Prostitutes, drug peddlers and drug takers litter the entire complex. In fact, I would say that the number of people who don’t take drugs in the club is less than ten percent. This is Jakarta’s open secret, and it makes the government’s supposed fight against drugs almost laughable.

So Yuli and her friend brought me to the club. The entrance to the club is lined with seedy looking pimps, prostitutes, and dealers. The moment I enter the disco, a pungent smell of ecstacy filled the air. I don’t think I can ever forget this smell. It’s indescribable and surreal.

We settled onto one of the tables and the first thing that I observed was that all the tables were filled with only mineral water bottle. No Henessy. No McCallen. No Johnny Walker. It didn’t take a genius to realize that everyone was probably on drugs. Women and men were dancing and shaking their heads in almost rhythmic synchronization which I personally felt extremely amusing.

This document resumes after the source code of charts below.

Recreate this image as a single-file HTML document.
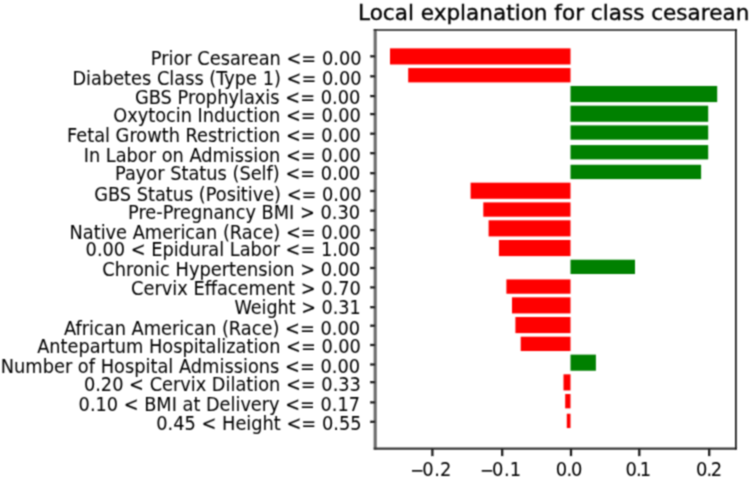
<!DOCTYPE html>
<html lang="en">
<head>
<meta charset="utf-8">
<title>Local explanation for class cesarean</title>
<style>
html,body{margin:0;padding:0;background:#fff;}
body{width:750px;height:479px;overflow:hidden;}
svg{display:block;}
text{font-family:"DejaVu Sans","Liberation Sans",sans-serif;fill:#000;stroke:#000;stroke-width:0.05px;}
.yl{font-size:17.9px;text-anchor:end;}
.xl{font-size:17.9px;text-anchor:start;}
.ttl{font-size:21.57px;text-anchor:middle;stroke-width:0.35px;}
.sp{stroke:#161616;stroke-width:1.7;fill:none;}
.tk{stroke:#1c1c1c;stroke-width:2.3;fill:none;}
</style>
</head>
<body>
<svg width="750" height="479" viewBox="0 0 750 479">
<rect x="0" y="0" width="750" height="479" fill="#ffffff"/>
<defs><filter id="soft" x="0" y="0" width="750" height="479" filterUnits="userSpaceOnUse"><feConvolveMatrix order="3" kernelMatrix="0.0484 0.1232 0.0484 0.1232 0.3136 0.1232 0.0484 0.1232 0.0484" edgeMode="duplicate"/></filter></defs>
<g id="plot" filter="url(#soft)">
<g id="bars">
<rect x="390.0" y="48.36" width="180.5" height="16.12" fill="#ff0000"/>
<rect x="408.2" y="68.06" width="162.3" height="14.33" fill="#ff0000"/>
<rect x="570.5" y="85.97" width="146.7" height="16.12" fill="#008000"/>
<rect x="570.5" y="105.67" width="137.7" height="16.12" fill="#008000"/>
<rect x="570.5" y="125.37" width="137.7" height="14.33" fill="#008000"/>
<rect x="570.5" y="145.07" width="137.7" height="14.33" fill="#008000"/>
<rect x="570.5" y="164.77" width="130.6" height="14.33" fill="#008000"/>
<rect x="470.6" y="182.68" width="99.9" height="16.12" fill="#ff0000"/>
<rect x="483.3" y="202.38" width="87.2" height="14.33" fill="#ff0000"/>
<rect x="488.6" y="220.29" width="81.9" height="16.12" fill="#ff0000"/>
<rect x="498.9" y="239.99" width="71.6" height="16.12" fill="#ff0000"/>
<rect x="570.5" y="259.69" width="64.5" height="14.33" fill="#008000"/>
<rect x="506.4" y="279.40" width="64.1" height="14.33" fill="#ff0000"/>
<rect x="512.0" y="297.31" width="58.5" height="16.12" fill="#ff0000"/>
<rect x="515.4" y="317.01" width="55.1" height="16.12" fill="#ff0000"/>
<rect x="520.7" y="336.71" width="49.8" height="14.33" fill="#ff0000"/>
<rect x="570.5" y="354.62" width="25.4" height="16.12" fill="#008000"/>
<rect x="563.5" y="374.32" width="7.0" height="16.12" fill="#ff0000"/>
<rect x="565.2" y="394.02" width="5.3" height="14.33" fill="#ff0000"/>
<rect x="566.8" y="413.72" width="3.7" height="14.33" fill="#ff0000"/>
</g>
<g id="spines">
<line x1="375.2" y1="29.1" x2="375.2" y2="449.6" stroke="#6a6a6a" stroke-width="3.1"/>
<line x1="373.7" y1="448.7" x2="736.8" y2="448.7" stroke="#363636" stroke-width="2.3"/>
<line class="sp" x1="373.7" y1="30.0" x2="736.8" y2="30.0"/>
<line class="sp" x1="735.9" y1="29.1" x2="735.9" y2="449.6"/>
</g>
<g id="yaxis">
<line class="tk" x1="370.2" y1="56.30" x2="375.2" y2="56.30"/>
<text class="yl" transform="translate(361.5 64.80) scale(1 1.080)" textLength="210.7" lengthAdjust="spacingAndGlyphs">Prior Cesarean &lt;= 0.00</text>
<line class="tk" x1="370.2" y1="76.30" x2="375.2" y2="76.30"/>
<text class="yl" transform="translate(361.5 84.60) scale(1 1.080)" textLength="289.1" lengthAdjust="spacingAndGlyphs">Diabetes Class (Type 1) &lt;= 0.00</text>
<line class="tk" x1="370.2" y1="96.10" x2="375.2" y2="96.10"/>
<text class="yl" transform="translate(360.4 104.10) scale(1 1.080)" textLength="225.5" lengthAdjust="spacingAndGlyphs">GBS Prophylaxis &lt;= 0.00</text>
<line class="tk" x1="370.2" y1="114.10" x2="375.2" y2="114.10"/>
<text class="yl" transform="translate(360.9 122.30) scale(1 1.080)" textLength="247.7" lengthAdjust="spacingAndGlyphs">Oxytocin Induction &lt;= 0.00</text>
<line class="tk" x1="370.2" y1="133.70" x2="375.2" y2="133.70"/>
<text class="yl" transform="translate(360.9 142.00) scale(1 1.080)" textLength="293.9" lengthAdjust="spacingAndGlyphs">Fetal Growth Restriction &lt;= 0.00</text>
<line class="tk" x1="370.2" y1="153.20" x2="375.2" y2="153.20"/>
<text class="yl" transform="translate(360.9 161.60) scale(1 1.080)" textLength="277.2" lengthAdjust="spacingAndGlyphs">In Labor on Admission &lt;= 0.00</text>
<line class="tk" x1="370.2" y1="173.20" x2="375.2" y2="173.20"/>
<text class="yl" transform="translate(360.4 179.80) scale(1 1.080)" textLength="245.4" lengthAdjust="spacingAndGlyphs">Payor Status (Self) &lt;= 0.00</text>
<line class="tk" x1="370.2" y1="191.00" x2="375.2" y2="191.00"/>
<text class="yl" transform="translate(361.5 201.00) scale(1 1.080)" textLength="267.3" lengthAdjust="spacingAndGlyphs">GBS Status (Positive) &lt;= 0.00</text>
<line class="tk" x1="370.2" y1="210.70" x2="375.2" y2="210.70"/>
<text class="yl" transform="translate(360.1 218.50) scale(1 1.080)" textLength="232.1" lengthAdjust="spacingAndGlyphs">Pre-Pregnancy BMI &gt; 0.30</text>
<line class="tk" x1="370.2" y1="230.10" x2="375.2" y2="230.10"/>
<text class="yl" transform="translate(360.9 238.60) scale(1 1.080)" textLength="291.4" lengthAdjust="spacingAndGlyphs">Native American (Race) &lt;= 0.00</text>
<line class="tk" x1="370.2" y1="248.20" x2="375.2" y2="248.20"/>
<text class="yl" transform="translate(360.4 256.40) scale(1 1.080)" textLength="274.8" lengthAdjust="spacingAndGlyphs">0.00 &lt; Epidural Labor &lt;= 1.00</text>
<line class="tk" x1="370.2" y1="268.00" x2="375.2" y2="268.00"/>
<text class="yl" transform="translate(360.4 275.80) scale(1 1.080)" textLength="258.1" lengthAdjust="spacingAndGlyphs">Chronic Hypertension &gt; 0.00</text>
<line class="tk" x1="370.2" y1="287.40" x2="375.2" y2="287.40"/>
<text class="yl" transform="translate(360.9 295.30) scale(1 1.080)" textLength="229.8" lengthAdjust="spacingAndGlyphs">Cervix Effacement &gt; 0.70</text>
<line class="tk" x1="370.2" y1="307.20" x2="375.2" y2="307.20"/>
<text class="yl" transform="translate(360.6 313.50) scale(1 1.080)" textLength="126.2" lengthAdjust="spacingAndGlyphs">Weight &gt; 0.31</text>
<line class="tk" x1="370.2" y1="325.70" x2="375.2" y2="325.70"/>
<text class="yl" transform="translate(360.1 334.80) scale(1 1.080)" textLength="296.2" lengthAdjust="spacingAndGlyphs">African American (Race) &lt;= 0.00</text>
<line class="tk" x1="370.2" y1="345.00" x2="375.2" y2="345.00"/>
<text class="yl" transform="translate(360.9 353.10) scale(1 1.080)" textLength="323.7" lengthAdjust="spacingAndGlyphs">Antepartum Hospitalization &lt;= 0.00</text>
<line class="tk" x1="370.2" y1="364.50" x2="375.2" y2="364.50"/>
<text class="yl" transform="translate(360.1 372.50) scale(1 1.080)" textLength="359.4" lengthAdjust="spacingAndGlyphs">Number of Hospital Admissions &lt;= 0.00</text>
<line class="tk" x1="370.2" y1="382.20" x2="375.2" y2="382.20"/>
<text class="yl" transform="translate(360.9 390.70) scale(1 1.080)" textLength="277.0" lengthAdjust="spacingAndGlyphs">0.20 &lt; Cervix Dilation &lt;= 0.33</text>
<line class="tk" x1="370.2" y1="402.40" x2="375.2" y2="402.40"/>
<text class="yl" transform="translate(360.0 410.50) scale(1 1.080)" textLength="281.4" lengthAdjust="spacingAndGlyphs">0.10 &lt; BMI at Delivery &lt;= 0.17</text>
<line class="tk" x1="370.2" y1="421.80" x2="375.2" y2="421.80"/>
<text class="yl" transform="translate(361.5 429.90) scale(1 1.080)" textLength="205.3" lengthAdjust="spacingAndGlyphs">0.45 &lt; Height &lt;= 0.55</text>
</g>
<g id="xaxis">
<line class="tk" x1="432.4" y1="448.7" x2="432.4" y2="456.1"/>
<text class="xl" transform="translate(0 476.4) scale(1 1.080)" y="0"><tspan x="410.2" dy="0.5" textLength="13.95" lengthAdjust="spacingAndGlyphs">−</tspan><tspan x="422.2 434.3 440.0" dy="-0.5">0.2</tspan></text>
<line class="tk" x1="502.2" y1="448.7" x2="502.2" y2="456.1"/>
<text class="xl" transform="translate(0 476.4) scale(1 1.080)" y="0"><tspan x="480.0" dy="0.5" textLength="13.95" lengthAdjust="spacingAndGlyphs">−</tspan><tspan x="492.0 504.1 509.8" dy="-0.5">0.1</tspan></text>
<line class="tk" x1="571.0" y1="448.7" x2="571.0" y2="456.1"/>
<text class="xl" transform="translate(0 476.4) scale(1 1.080)" x="555.7 566.5 571.0" y="0">0.0</text>
<line class="tk" x1="639.3" y1="448.7" x2="639.3" y2="456.1"/>
<text class="xl" transform="translate(0 476.4) scale(1 1.080)" x="625.6 636.1 639.8" y="0">0.1</text>
<line class="tk" x1="709.2" y1="448.7" x2="709.2" y2="456.1"/>
<text class="xl" transform="translate(0 476.4) scale(1 1.080)" x="696.0 706.5 710.8" y="0">0.2</text>
</g>
<text class="ttl" transform="translate(553.7 19.8) scale(1 1.000)">Local explanation for class cesarean</text>
</g>
</svg>
</body>
</html>
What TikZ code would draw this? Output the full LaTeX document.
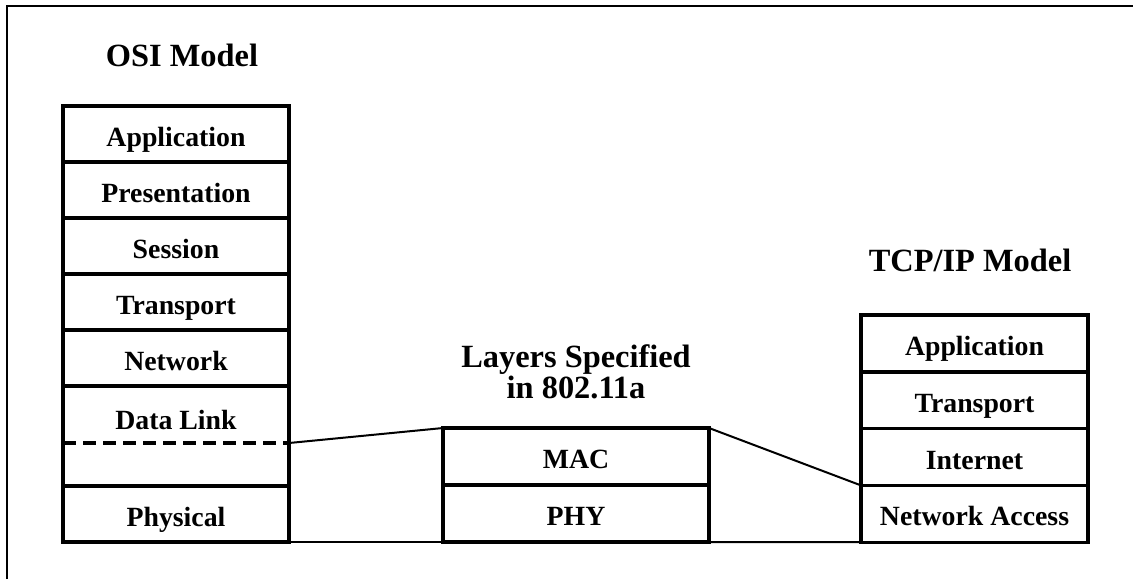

Very quickly, Yuli was seen whispering into one of the waiter’s ears. It seemed pretty obvious to me she was ordering something for our consumption. I looked around me and saw many people dancing in their own world, seemingly in nirvana. Some are wearing sunglasses, apparently cause your eyes are extremely sensitive to light when you are high.

One guy near to Yuli’s friend keeps smiling at her. In a matter of moments, he whipped out a tablet from inside his pocket and offered her one. She popped it into her mouth with no hesitation and flash her charming smile at the man. Oh such faith! I can’t believe she just popped a pill into her mouth like it was some Ricola candy. Didn’t your mother tell you not to accept gifts from strangers?

Obviously it was the last thing on the mind of a Jakarta club girl waiting to get high in a club like Stadium.